Thank you for your genourous help.


Message on July 25, 1996 from
zongfen@rgs.edu.sg

This book certainly presents the situation of aparthied in South Africa in a whole new perspective. A stepping stone in progress towards an integrated and united South Africa. Paton's narration is powerful and deeply moving, and as a reader, we cannot help but feel the enormous pain that the opressed native South Africans feel every single day of their lives, and our hearts bleed for them with every turn of a page.

Stephen Kumalo's long and untiring search for a lost son is merely a reflection of the big picture, the continual struggle of the South Africans in search of their national identity, a land that they can truly say belongs to the South Africans.


Message on July 25, 1996 from
Samantha

This is a good book, but doing it for a Literature examination really kills it...

There are many interesting ideas that we can explore. In a way, this book is a journey for all of us.

As a youth in today's society, I recommend this book to everyone who reads this page.


Message on May 6, 1996 from
Sumash Singh
B.Sc Computer Science
University of Fort Hare

I would like to obtain some information on the author of the book Cry The Beloved country. I am doing some research on his life and would greatly appreciate it if i could be assisted.

Thanking you in advance.


Message on March 1, 1996 from
Jeb

Your "Enter the Internet Version" picture is inverted. It should be like the cover on the book next to it...Just a tip from a great admirer of Alan Paton. I would say that he is an incredible genius. It's too bad he couldn't share a moment with Lincoln. Two great minds should.


Message on February 21, 1996 from
William O.

Cry the beloved country is a classical struggled exprienced by African people. It show a depth insight of human struggle especially a people who were made to feel like foreigners in their own land. What a shame?

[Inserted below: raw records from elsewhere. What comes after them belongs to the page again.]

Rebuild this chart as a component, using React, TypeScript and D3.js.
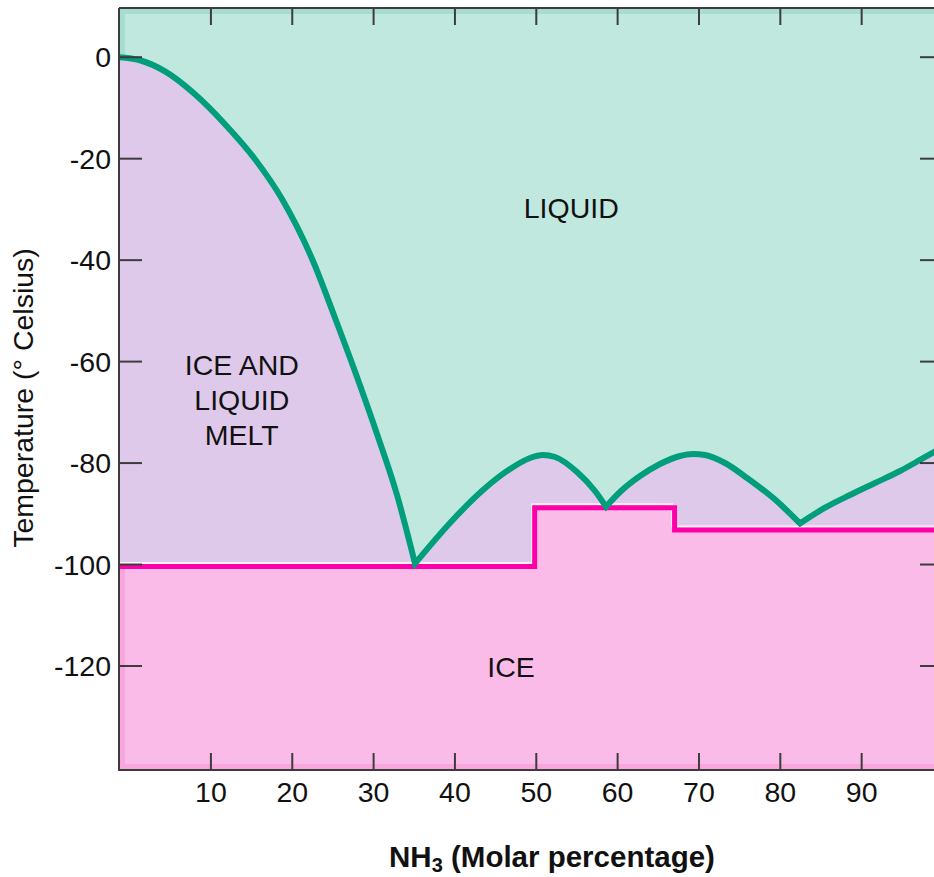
import * as d3 from "d3";

// NH3 molar percentage vs temperature (°C)
const liquidus: [number, number][] = [
  [-1.3, 0], [1.28, -0.6], [4.36, -2.8], [8.04, -7.3], [11.73, -13.2], [15.42, -20.1],
  [18.74, -27.95], [22.55, -40.17], [25.26, -51.4], [27.96, -63.03], [30.42, -74.27],
  [32.88, -86.3], [35.09, -99.8],
  [39.39, -91.8], [43.45, -85.3], [46.77, -81.17], [49.23, -79.0], [50.83, -78.41],
  [52.3, -78.8], [55.01, -81.76], [57.22, -85.5], [58.57, -88.6],
  [60.29, -85.7], [62.75, -82.55], [65.21, -80.18], [67.67, -78.6], [69.27, -78.21],
  [70.74, -78.41], [73.2, -79.99], [75.91, -82.94], [79.35, -87.2], [82.42, -91.9],
  [85.5, -88.8], [88.57, -86.29], [91.64, -83.93], [94.72, -81.56], [97.17, -79.39],
  [98.9, -77.82], [100, -76.83],
];
// solidus, drawn as steps
const solidus: [number, number][] = [
  [-1.3, -100.4], [49.8, -88.8], [67.0, -93.2], [100, -93.2],
];
const xTicks = [10, 20, 30, 40, 50, 60, 70, 80, 90];
const yTicks = [0, -20, -40, -60, -80, -100, -120];
const regionNames = [["LIQUID"], ["ICE AND", "LIQUID", "MELT"], ["ICE"]];
const regionAnchors: [number, number][] = [[54.3, -31.7], [13.8, -62.6], [46.9, -122.2]];

const W = 934;
const H = 877;
const left = 119, right = 943, top = 8, bottom = 770;
const font = "'Liberation Sans', Arial, Helvetica, sans-serif";
const fs = 28.5;

export default function App() {
  const x = d3.scaleLinear().domain([-1.3, 100]).range([left, right]);
  const y = d3.scaleLinear().domain([-140.5, 9.7]).range([bottom, top]);

  // split liquidus at the eutectic cusps so they stay sharp
  const segs: [number, number][][] = [[]];
  liquidus.forEach((p, i) => {
    segs[segs.length - 1].push(p);
    const prev = liquidus[i - 1], next = liquidus[i + 1];
    if (prev && next && p[1] < prev[1] && p[1] < next[1]) segs.push([p]);
  });
  const line = d3.line<[number, number]>()
    .x((d) => x(d[0]))
    .y((d) => y(d[1]))
    .curve(d3.curveMonotoneX);
  const liqPath = segs.map((s, i) => {
    const p = line(s) || "";
    return i === 0 ? p : "L" + p.slice(1);
  }).join("");
  const first = liquidus[0], last = liquidus[liquidus.length - 1];
  const underLiq = `${liqPath}L${x(last[0])},${bottom}L${x(first[0])},${bottom}Z`;
  const aboveLiq = `${liqPath}L${x(last[0])},${top}L${x(first[0])},${top}Z`;

  const step = d3.line<[number, number]>()
    .x((d) => x(d[0]))
    .y((d) => y(d[1]))
    .curve(d3.curveStepAfter);
  const solPath = step(solidus) || "";
  const iceArea = d3.area<[number, number]>()
    .x((d) => x(d[0]))
    .y0(bottom)
    .y1((d) => y(d[1]))
    .curve(d3.curveStepAfter)(solidus) || "";

  return (
    <svg width={W} height={H} style={{ position: "absolute", left: 0, top: 0 }} fontFamily={font}>
      <defs>
        <clipPath id="liqClip"><path d={aboveLiq} /></clipPath>
        <clipPath id="iceClip"><path d={iceArea} /></clipPath>
      </defs>
      <rect x={left} y={top} width={right - left} height={bottom - top} fill="#c0e8df" />
      <rect x={left} y={top} width={right - left} height={bottom - top} fill="none"
        stroke="#a6ddd0" strokeWidth={12} clipPath="url(#liqClip)" />
      <path d={underLiq} fill="#dfc9eb" />
      <path d={iceArea} fill="#fbbbe8" />
      <rect x={left} y={top} width={right - left} height={bottom - top} fill="none"
        stroke="#f9a6de" strokeWidth={12} clipPath="url(#iceClip)" />

      <path d={solPath} fill="none" stroke="#ffffff" strokeWidth={2} opacity={0.8}
        transform="translate(-2.5,-3.5)" />
      <path d={solPath} fill="none" stroke="#ff00a8" strokeWidth={5} />
      <path d={liqPath} fill="none" stroke="#009e7a" strokeWidth={6} strokeLinejoin="miter" />

      {/* frame */}
      <g stroke="#3c3c3c" strokeWidth={2} fill="none">
        <line x1={left} x2={left} y1={top} y2={bottom + 1} />
        <line x1={left} x2={right} y1={top} y2={top} />
        <line x1={left - 1} x2={right} y1={bottom} y2={bottom} />
        <line x1={right} x2={right} y1={top} y2={bottom} />
        {xTicks.map((t) => (
          <g key={"x" + t}>
            <line x1={x(t)} x2={x(t)} y1={bottom} y2={bottom - 17} />
            <line x1={x(t)} x2={x(t)} y1={top} y2={top + 17} />
          </g>
        ))}
        {yTicks.map((t) => (
          <g key={"y" + t}>
            <line x1={left} x2={left + 23} y1={y(t)} y2={y(t)} />
            <line x1={right - 23} x2={right} y1={y(t)} y2={y(t)} />
          </g>
        ))}
      </g>

      {xTicks.map((t) => (
        <text key={"xl" + t} x={x(t)} y={802} textAnchor="middle" fontSize={fs} fill="#111">{t}</text>
      ))}
      {yTicks.map((t) => (
        <text key={"yl" + t} x={111} y={y(t) + 10} textAnchor="end" fontSize={fs} fill="#111">{t}</text>
      ))}

      {regionNames.map((lines, i) => (
        <text key={"r" + i} x={x(regionAnchors[i][0])} y={y(regionAnchors[i][1])}
          textAnchor="middle" fontSize={fs} fill="#111">
          {lines.map((l, j) => (
            <tspan key={j} x={x(regionAnchors[i][0])} dy={j === 0 ? 0 : 35}>{l}</tspan>
          ))}
        </text>
      ))}

      <text transform="rotate(-90)" x={-398} y={33} textAnchor="middle" fontSize={fs} fill="#111">
        Temperature (° Celsius)
      </text>
      <text x={552} y={867} textAnchor="middle" fontSize={29.5} fontWeight="bold" fill="#111">
        NH<tspan fontSize={20} dy={5}>3</tspan><tspan dy={-5}> (Molar percentage)</tspan>
      </text>
    </svg>
  );
}
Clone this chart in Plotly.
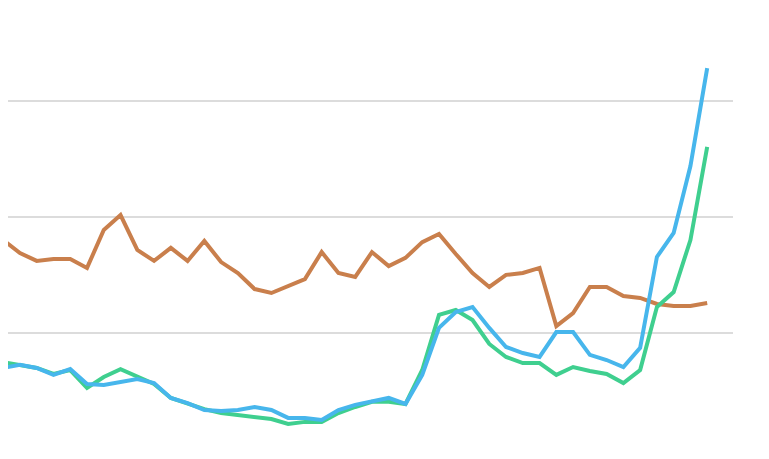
import plotly.graph_objects as go

# x categories (periods), index based
periods = list(range(43))

brown = [90.2, 84.6, 81.2, 82.0, 82.0, 78.2, 94.5, 100.9, 85.9, 81.2,
         86.8, 81.2, 89.8, 80.7, 76.0, 69.1, 67.4, 70.4, 73.4, 85.0,
         76.0, 74.3, 85.0, 79.0, 82.5, 89.3, 92.8, 84.2, 76.0, 70.0,
         75.2, 76.0, 78.2, 53.2, 58.8, 70.0, 70.0, 66.1, 65.3, 62.7,
         61.8, 61.8, 63.1]

green = [37.7, 36.5, 35.2, 32.6, 34.3, 26.6, 31.3, 34.7, 31.3, 28.3,
         22.3, 20.1, 17.5, 15.8, 15.0, 14.1, 13.2, 11.1, 12.0, 12.0,
         15.8, 18.4, 20.6, 20.6, 19.7, 34.3, 58.0, 60.1, 55.8, 45.5,
         39.9, 37.3, 37.3, 32.2, 35.6, 33.9, 32.6, 28.7, 34.3, 61.4,
         67.8, 90.2, 130.2]

blue = [35.2, 36.5, 35.2, 32.2, 34.7, 28.3, 27.9, 29.1, 30.4, 28.7,
        22.3, 20.1, 17.1, 16.7, 17.1, 18.4, 17.1, 13.7, 13.7, 12.8,
        17.1, 19.3, 21.0, 22.3, 19.7, 32.2, 52.4, 59.2, 61.4, 52.4,
        44.2, 41.6, 39.9, 50.6, 50.6, 40.8, 38.6, 35.6, 43.8, 82.9,
        93.2, 122.0, 164.1]

grid_vals = [50, 100, 150]

fig = go.Figure()
fig.add_trace(go.Scatter(x=periods, y=brown, mode="lines",
                         line=dict(color="#c97f4c", width=4), name="A"))
fig.add_trace(go.Scatter(x=periods, y=green, mode="lines",
                         line=dict(color="#3fcf8f", width=4), name="B"))
fig.add_trace(go.Scatter(x=periods, y=blue, mode="lines",
                         line=dict(color="#47b6ec", width=4), name="C"))

fig.update_layout(
    width=761, height=451,
    margin=dict(l=0, r=36, t=0, b=0),
    paper_bgcolor="white", plot_bgcolor="white",
    showlegend=False,
    xaxis=dict(range=[0.286, 43.54], showgrid=False, zeroline=False,
               showticklabels=False, ticks="", showline=False),
    yaxis=dict(range=[-3.96, 189.94], tickvals=grid_vals, showgrid=True,
               gridcolor="#dcdcdc", gridwidth=2, zeroline=False,
               showticklabels=False, ticks="", showline=False),
)

fig.write_html("out.html")
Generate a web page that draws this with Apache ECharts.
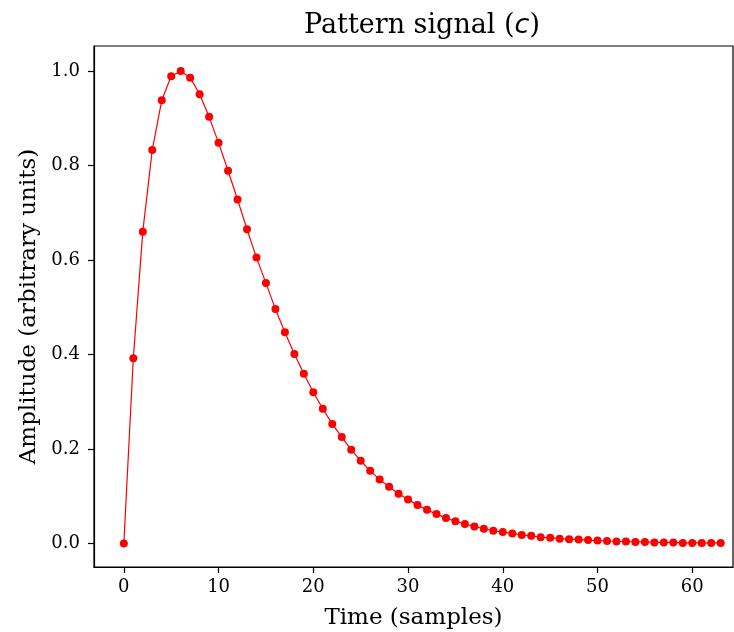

Message on February 15, 1996 from
Jill O.

I still remember reading this book for a college English class and writing a paper on it, for which I received an A! I was so impressed by this book that it was the most enjoyable paper I've ever had to write!!! I am going to read it again, now 20 years later. Then maybe check out the movie.


Message on February 7, 1996 from
Chido Nwangwu

CONGRTAULATIONS ON THE MANDELA PROJECT. HE'S BEEN NAMED USAfrica's Man of the Year....

USAfrica Online is the first African-owned, U.S-based professional newspaper published digitally on the world wide web.


Messages on January 27, 1996 from
Ken Zelasko

I remember reading Paton's book in high school a good many years ago. In fact my English teacher, Father Robert Sheridan, said the book would remain with us for many years. He was so right. Through all the years of the unrest in South Africa and apartheid, I can clearly recall the senstivity of the two fathers meeting and then coming to an understanding that the country belonged to both black and white. I have not seen the movie, but I intend to read the book again in the next few days.

...Thank you for the site and the upcoming film.

...I have visited Miramax's _Cry, the Beloved Country_ net site, and I was blown away by the pictures and the text.

...Alan Paton became one of my favorite authors. His novels certainly portrayed a different kind of life in a faraway country that was different from one that I was accustomed to in Chicago. Paton's words and the words of my sophomore English teacher are still clear in my mind about prejudice. It cuts deep into the fabric of mankind. It must be stopped before it cannot be repaired....


Message on January 15, 1996 from
Sheryl McDevitt

What a neat place!


Entertainment Weekly, December 8, 1995
"Our Next Attraction: Ty Burr reviews Hollywood on the World Wide Web"

"Of course, when all the Net flash is done and loaded, the site that has honest-to-goodness content can show up the PR flacks any day. CRY, THE BELOVED COUNTRY...a site that uses material from Miramax and Open Book Systems, weaves passages from Alan Paton's 1948 apartheid novel with script sections from the upcoming movie starring James Earl Jones and Richard Harris and links to relevant Net nodes such as a South African Chamber of Mines site and a glossary of Afrikaans....the Cry site has emotional and intellectual heft. It quietly earns the respect the other sites grab at and miss."

Grades:


Message on December 5, 1995 from
Mikepatt@delphi.com

In nature, parasites are usually much, much smaller than their hosts. I wonder how such a different situation developed in the politics of colonialism, where the parasite is larger and more powerful than the host, yet still depends upon it for the lifeblood of its survival. Is there a parasite in nature that operates like the human invention of empire?